Kingstons liquidation lifted, faces flood of litigations 

Source: Kingstons liquidation lifted, faces flood of litigations – The Zimbabwe Independent

GOVERNMENT-OWNED stationery retailer Kingstons Holdings could soon face an avalanche of lawsuits and writs of execution after the High Court revoked its provisional liquidation status.

By Bernard Mpofu

Kingstons was placed under the management of turnaround strategists in August 2016, effectively blocking its creditors from making claims against the firm.

Among the creditors of Kingstons are the Zimbabwe Revenue Authority, Old Mutual Zimbabwe, and the National Social Security Authority.

High Court judge Justice Edith Mushore on January 28 ordered that the liquidation be lifted after a local firm argued that the company was conveniently using the arrangement to dodge claims.

“The provisional order granted by this court in case number HC 8093/14 placing respondent under provisional liquidation be and is hereby discharged,” Justice Mushore ordered.

Contract Purchase Agency (Pvt) Ltd director Newman Chiadzwa through his lawyers Mutuso, Taruvinga and Mhiribidi applied to the High Court seeking the discharge of Kingstons’ provisional liquidation after the firm had failed to pay him US$84 000 for supplies he had made to the company.

“On 01-11-17 (November 1 2017) the lawyers wrote a letter to first respondent (Kingstons) itself placing it on record that it had become apparent that (Reggie) Saruchera (provisional liquidator) was not in charge of its affairs, which remained under the charge of its original management notwithstanding the provisional order,” the lawyers wrote.

“First respondent did not respond, nor did it refute those charges.
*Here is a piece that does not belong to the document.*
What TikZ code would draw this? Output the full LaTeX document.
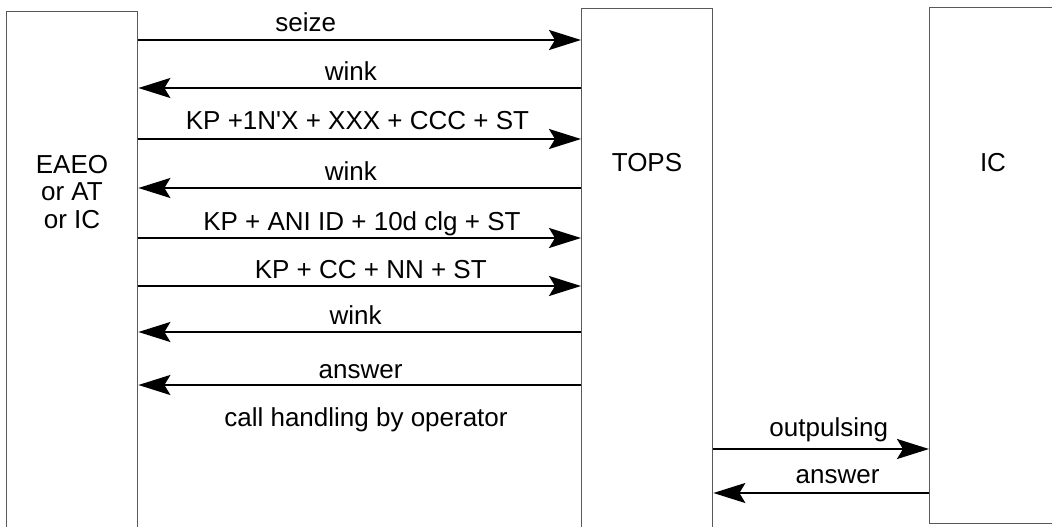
\documentclass[tikz,border=0pt]{standalone}
\usepackage{fontspec}
\setmainfont{Liberation Sans}
\usetikzlibrary{arrows.meta}
\tikzset{
  unit/.style={draw=black!65, line width=0.8pt, minimum width=2.62cm, anchor=north west, inner sep=0pt},
  msg/.style={line width=1.3pt, -{Stealth[length=6.4mm, width=4mm, inset=1.2mm]}},
  lbl/.style={anchor=base, inner sep=0pt}
}
\begin{document}
\begin{tikzpicture}[x=0.02cm, y=-0.02cm]\fontsize{14.8}{15.5}\selectfont
\useasboundingbox (0,0) rectangle (1052,527);
\clip (0,0) rectangle (1052,527);
% the three exchanges
\node[unit, minimum height=10.6cm] (eaeo) at (6,11) {};
\node[unit, minimum height=10.7cm] (tops) at (581,8) {};
\node[unit, minimum height=10.32cm] (ic) at (929,7) {};
\node[align=center] (eaeotxt) at (72,192) {EAEO\\or AT\\or IC};
\node (topstxt) at (647,163) {TOPS};
\node (ictxt) at (993,163) {IC};
% signalling between EAEO and TOPS
\draw[msg] (eaeo.east |- 0,40) -- (tops.west |- 0,40) node[lbl, pos=0.378, yshift=1.6mm] (seize) {seize};
\draw[msg] (tops.west |- 0,88) -- (eaeo.east |- 0,88) node[lbl, pos=0.52, yshift=1.6mm] (wink1) {wink};
\draw[msg] (eaeo.east |- 0,139) -- (tops.west |- 0,139) node[lbl, pos=0.495, yshift=1.9mm] (digits) {KP +1N\textquotesingle X + XXX + CCC + ST};
\draw[msg] (tops.west |- 0,188) -- (eaeo.east |- 0,188) node[lbl, pos=0.52, yshift=1.6mm] (wink2) {wink};
\draw[msg] (eaeo.east |- 0,238) -- (tops.west |- 0,238) node[lbl, pos=0.505, yshift=1.6mm] (ani) {KP + ANI ID + 10d clg + ST};
\draw[msg] (eaeo.east |- 0,286) -- (tops.west |- 0,286) node[lbl, pos=0.525, yshift=1.6mm] (ccnn) {KP + CC + NN + ST};
\draw[msg] (tops.west |- 0,332) -- (eaeo.east |- 0,332) node[lbl, pos=0.509, yshift=1.6mm] (wink3) {wink};
\draw[msg] (tops.west |- 0,385) -- (eaeo.east |- 0,385) node[lbl, pos=0.498, yshift=1.4mm] (answer1) {answer};
\node[lbl] (oper) at (366,426) {call handling by operator};
% TOPS towards IC
\draw[msg] (tops.east |- 0,449) -- (ic.west |- 0,449) node[lbl, pos=0.535, yshift=2.6mm] (outp) {outpulsing};
\draw[msg] (ic.west |- 0,493) -- (tops.east |- 0,493) node[lbl, pos=0.424, yshift=2mm] (answer2) {answer};
\end{tikzpicture}
\end{document}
Now, applicant has not been able to proceed with its claim and is sure at any rate that it would not be able to execute any judgement which may be granted by the court. The provisional order has neither been confirmed nor discharged and for as long as it exists will be first respondent’s shield from litigation and execution. It is for that reason that applicant now seeks discharge of the provisional order.”
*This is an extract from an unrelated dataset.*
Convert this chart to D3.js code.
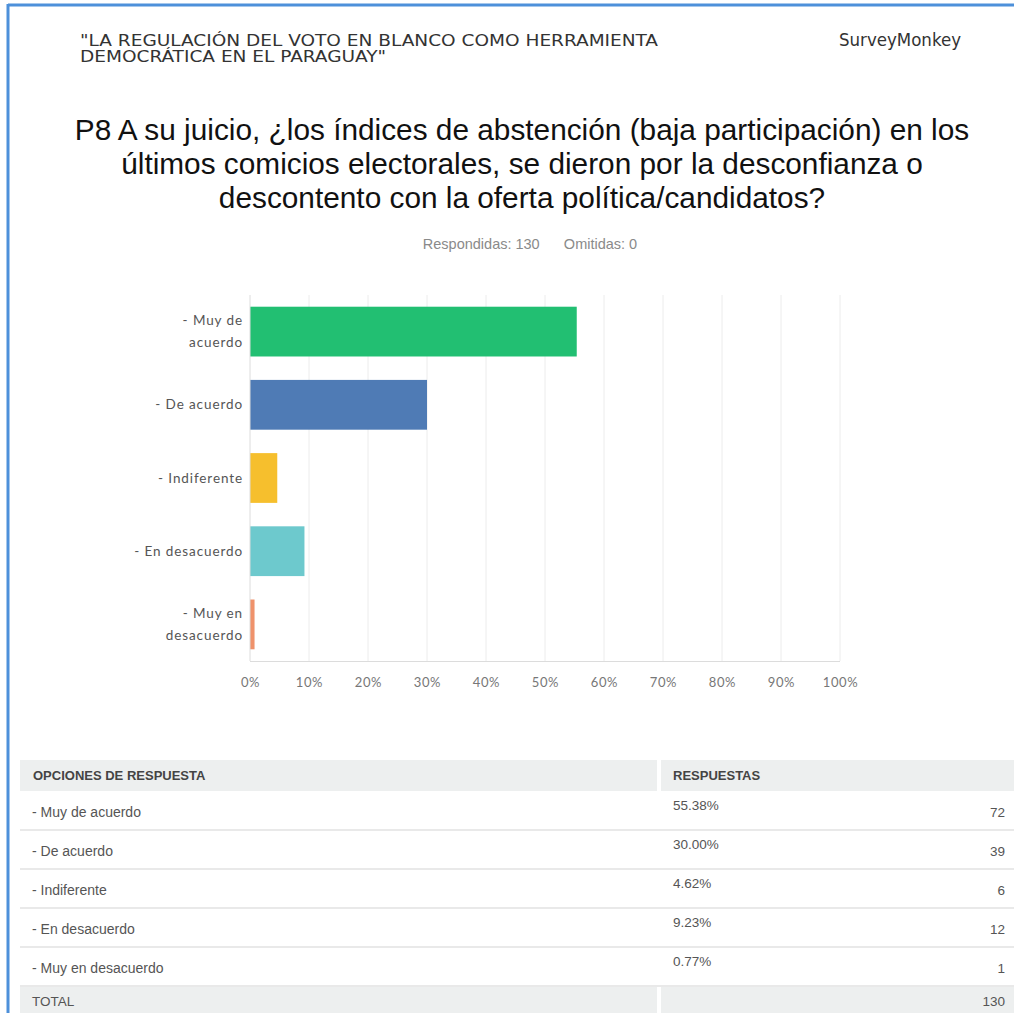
<!DOCTYPE html>
<html>
<head>
<meta charset="utf-8">
<script src="https://cdn.jsdelivr.net/npm/d3@7"></script>
<style>
  body { margin: 0; background: #fff; }
  svg { display: block; }
</style>
</head>
<body>
<div id="chart"></div>
<script>
// answer options (multi-line for the axis)
const categories = ["- Muy de acuerdo", "- De acuerdo", "- Indiferente", "- En desacuerdo", "- Muy en desacuerdo"];
const axisLabels = [["- Muy de", "acuerdo"], ["- De acuerdo"], ["- Indiferente"], ["- En desacuerdo"], ["- Muy en", "desacuerdo"]];
const percents = [55.38, 30.00, 4.62, 9.23, 0.77];
const counts = [72, 39, 6, 12, 1];
const colors = ["#22bf72", "#4f7bb5", "#f6bf2d", "#6dc9cd", "#ef926b"];
const xTicks = [0, 10, 20, 30, 40, 50, 60, 70, 80, 90, 100];
const totalAnswered = 130;
const skipped = 0;

const width = 1014, height = 1013;

const svg = d3.select("#chart").append("svg")
  .attr("width", width)
  .attr("height", height);

// page frame (blue border top/left)
svg.append("line").attr("x1", 8).attr("x2", width).attr("y1", 5).attr("y2", 5)
  .attr("stroke", "#4d90da").attr("stroke-width", 3);
svg.append("line").attr("x1", 8).attr("x2", 8).attr("y1", 4).attr("y2", height)
  .attr("stroke", "#4d90da").attr("stroke-width", 3);

// header
const head = svg.append("g").attr("font-family", "'DejaVu Sans', sans-serif")
  .attr("font-stretch", "condensed").attr("fill", "#333").attr("font-size", 15);
head.append("text").attr("x", 80).attr("y", 46)
  .attr("textLength", 578).attr("lengthAdjust", "spacingAndGlyphs")
  .text("\"LA REGULACIÓN DEL VOTO EN BLANCO COMO HERRAMIENTA");
head.append("text").attr("x", 80).attr("y", 62)
  .attr("textLength", 306).attr("lengthAdjust", "spacingAndGlyphs")
  .text("DEMOCRÁTICA EN EL PARAGUAY\"");
head.append("text").attr("x", 961).attr("y", 46).attr("text-anchor", "end")
  .attr("font-size", 18.5)
  .text("SurveyMonkey");

// question title
const titleLines = [
  "P8 A su juicio, ¿los índices de abstención (baja participación) en los",
  "últimos comicios electorales, se dieron por la desconfianza o",
  "descontento con la oferta política/candidatos?"
];
svg.append("g").selectAll("text").data(titleLines).join("text")
  .attr("x", 522)
  .attr("y", (d, i) => 140 + i * 34)
  .attr("text-anchor", "middle")
  .attr("font-family", "'Liberation Sans', Arial, sans-serif")
  .attr("font-size", 29.8)
  .attr("fill", "#111")
  .text(d => d);

svg.append("text").attr("x", 530).attr("y", 249).attr("text-anchor", "middle")
  .attr("font-family", "'Liberation Sans', Arial, sans-serif")
  .attr("font-size", 14.5).attr("fill", "#8a8a8a").attr("xml:space", "preserve")
  .text(`Respondidas: ${totalAnswered}      Omitidas: ${skipped}`);

// chart
const x = d3.scaleLinear().domain([0, 100]).range([250, 840]);
const y = d3.scaleBand().domain(categories).range([295, 661]).paddingInner(0.32).paddingOuter(0.16);

const plot = svg.append("g");

// grid
plot.selectAll(".grid").data(xTicks.slice(1)).join("line")
  .attr("x1", d => x(d)).attr("x2", d => x(d))
  .attr("y1", 295).attr("y2", 661)
  .attr("stroke", "#ececec").attr("stroke-width", 1);

// bars
plot.selectAll("rect.bar").data(categories).join("rect")
  .attr("class", "bar")
  .attr("x", x(0))
  .attr("y", d => y(d))
  .attr("width", (d, i) => x(percents[i]) - x(0))
  .attr("height", y.bandwidth())
  .attr("fill", (d, i) => colors[i]);

// axes lines
plot.append("line").attr("x1", x(0)).attr("x2", x(0)).attr("y1", 295).attr("y2", 661)
  .attr("stroke", "#dcdcdc");
plot.append("line").attr("x1", x(0)).attr("x2", x(100)).attr("y1", 661.5).attr("y2", 661.5)
  .attr("stroke", "#dcdcdc");

// x axis
const xAxis = svg.append("g")
  .attr("transform", "translate(0,661)")
  .call(d3.axisBottom(x).tickValues(xTicks).tickFormat(d => d + "%").tickSize(0).tickPadding(17));
xAxis.select(".domain").remove();
xAxis.selectAll("text")
  .attr("font-family", "Lato, 'Open Sans', sans-serif")
  .attr("font-size", 13).attr("fill", "#777").attr("letter-spacing", 0.6);

// y axis labels
const yAxis = svg.append("g");
categories.forEach((c, i) => {
  const lines = axisLabels[i];
  const cy = y(c) + y.bandwidth() / 2;
  const t = yAxis.append("text")
    .attr("x", 243)
    .attr("text-anchor", "end")
    .attr("font-family", "Lato, 'Open Sans', sans-serif")
    .attr("font-size", 13.5).attr("fill", "#555").attr("letter-spacing", 0.9);
  lines.forEach((l, j) => {
    t.append("tspan").attr("x", 243)
      .attr("y", cy + 4.5 + (j - (lines.length - 1) / 2) * 22)
      .text(l);
  });
});

// table
const tbl = svg.append("g").attr("font-family", "'Liberation Sans', Arial, sans-serif");
const rowY = d3.scaleBand().domain(d3.range(categories.length)).range([791, 986]);
const colX = [20, 659, 1014];

tbl.append("rect").attr("x", colX[0]).attr("y", 760).attr("width", colX[1] - colX[0] - 2).attr("height", 31).attr("fill", "#edefef");
tbl.append("rect").attr("x", colX[1] + 2).attr("y", 760).attr("width", colX[2] - colX[1] - 2).attr("height", 31).attr("fill", "#edefef");
tbl.append("text").attr("x", 33).attr("y", 780).attr("font-size", 13).attr("font-weight", "bold").attr("fill", "#444")
  .text("OPCIONES DE RESPUESTA");
tbl.append("text").attr("x", 673).attr("y", 780).attr("font-size", 13).attr("font-weight", "bold").attr("fill", "#444")
  .text("RESPUESTAS");

const rows = tbl.selectAll("g.row").data(categories).join("g").attr("class", "row");
rows.append("line")
  .attr("x1", colX[0]).attr("x2", colX[2])
  .attr("y1", (d, i) => rowY(i) + rowY.bandwidth()).attr("y2", (d, i) => rowY(i) + rowY.bandwidth())
  .attr("stroke", "#e2e2e2").attr("stroke-width", 1.5);
rows.append("text").attr("x", 32).attr("y", (d, i) => rowY(i) + 26)
  .attr("font-size", 14).attr("fill", "#555").text(d => d);
rows.append("text").attr("x", 673).attr("y", (d, i) => rowY(i) + 19)
  .attr("font-size", 13.5).attr("fill", "#555").text((d, i) => percents[i].toFixed(2) + "%");
rows.append("text").attr("x", 1005).attr("y", (d, i) => rowY(i) + 26).attr("text-anchor", "end")
  .attr("font-size", 13.5).attr("fill", "#555").text((d, i) => counts[i]);

tbl.append("rect").attr("x", colX[0]).attr("y", 987).attr("width", colX[1] - colX[0] - 2).attr("height", 26).attr("fill", "#edefef");
tbl.append("rect").attr("x", colX[1] + 2).attr("y", 987).attr("width", colX[2] - colX[1] - 2).attr("height", 26).attr("fill", "#edefef");
tbl.append("text").attr("x", 32).attr("y", 1006).attr("font-size", 13.5).attr("fill", "#555").text("TOTAL");
tbl.append("text").attr("x", 1005).attr("y", 1006).attr("text-anchor", "end").attr("font-size", 13.5).attr("fill", "#555")
  .text(d3.sum(counts));
</script>
</body>
</html>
The lawyers, who instructed Advocate Edley Mubaiwa, argued that the provisional order should be discharged because in 2016, Kingstons filed its opposition against the confirmation of the order arguing that it was not insolvent and has a strong property portfolio. The stationery seller also averred that it operates 20 branches in all 10 provinces of the country with an asset base of US$6 million.
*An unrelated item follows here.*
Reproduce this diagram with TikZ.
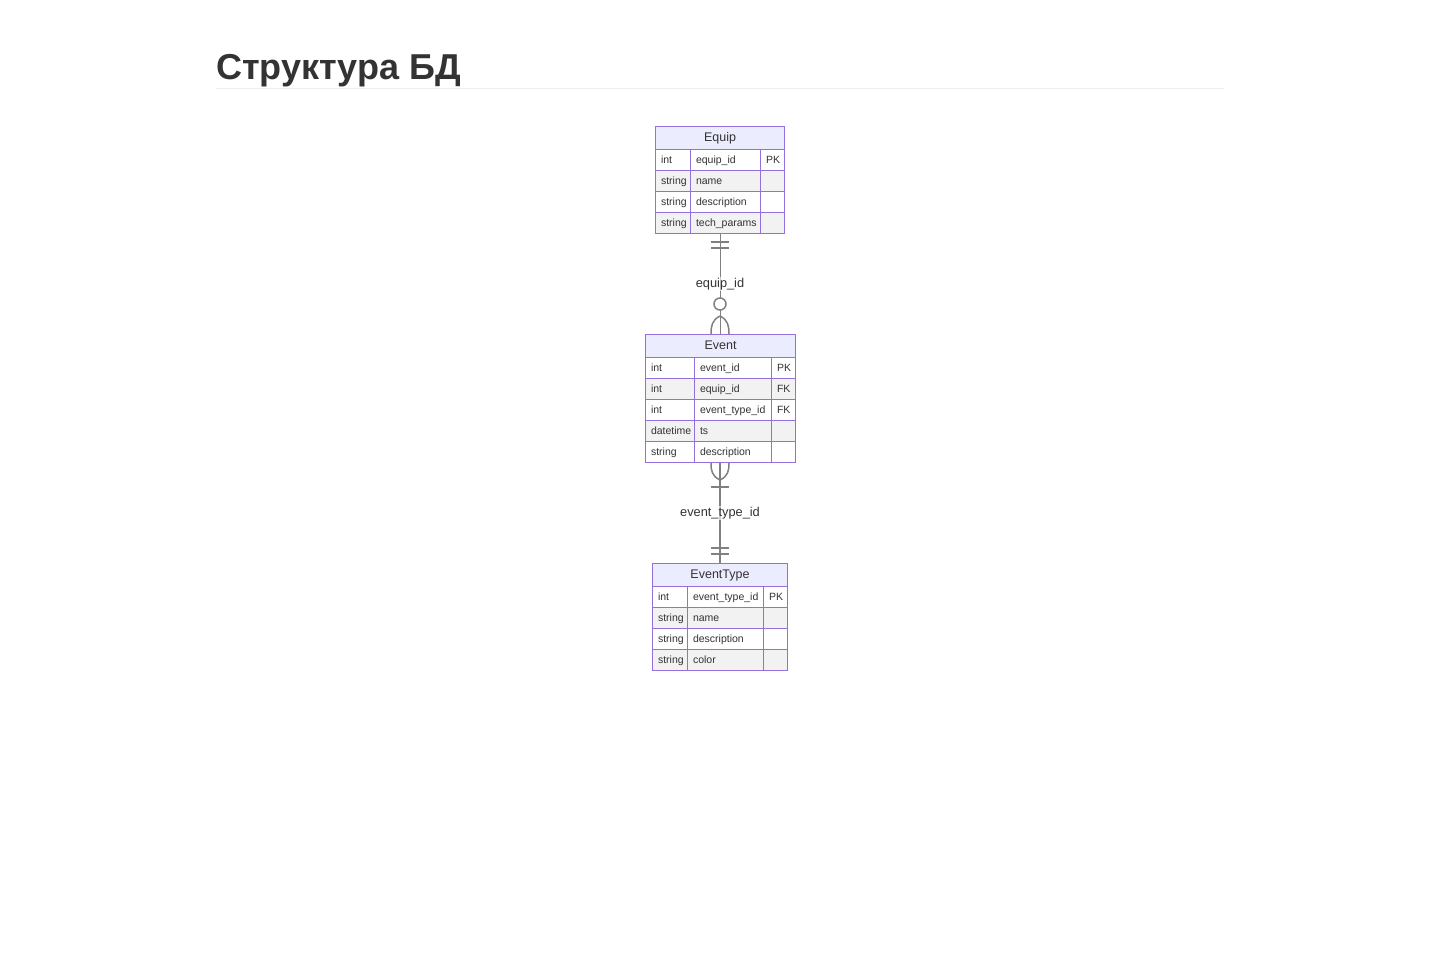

“It is also apparent that the provisional order is a façade given that it is equally apparent that first respondent is not being run by third respondent (Saruchera), who apparently has no idea what is happening … Throughout the heckling and negotiations concerning this debt, the first respondent was represented by its original management and not by third respondent. The meeting of 03-04-17 (April 3 2017) was held with its acting chief executive officer and not the provisional liquidator,” the lawyers argued.

Kingstons’ core business is selling books, magazines, newspapers and a variety of educational and other forms of stationery.

It used to enjoy a near-monopoly through its wide network before being thrown off balance by an influx of imports and other local competitors.

Breakneck changes in technology disrupted the firm’s business model.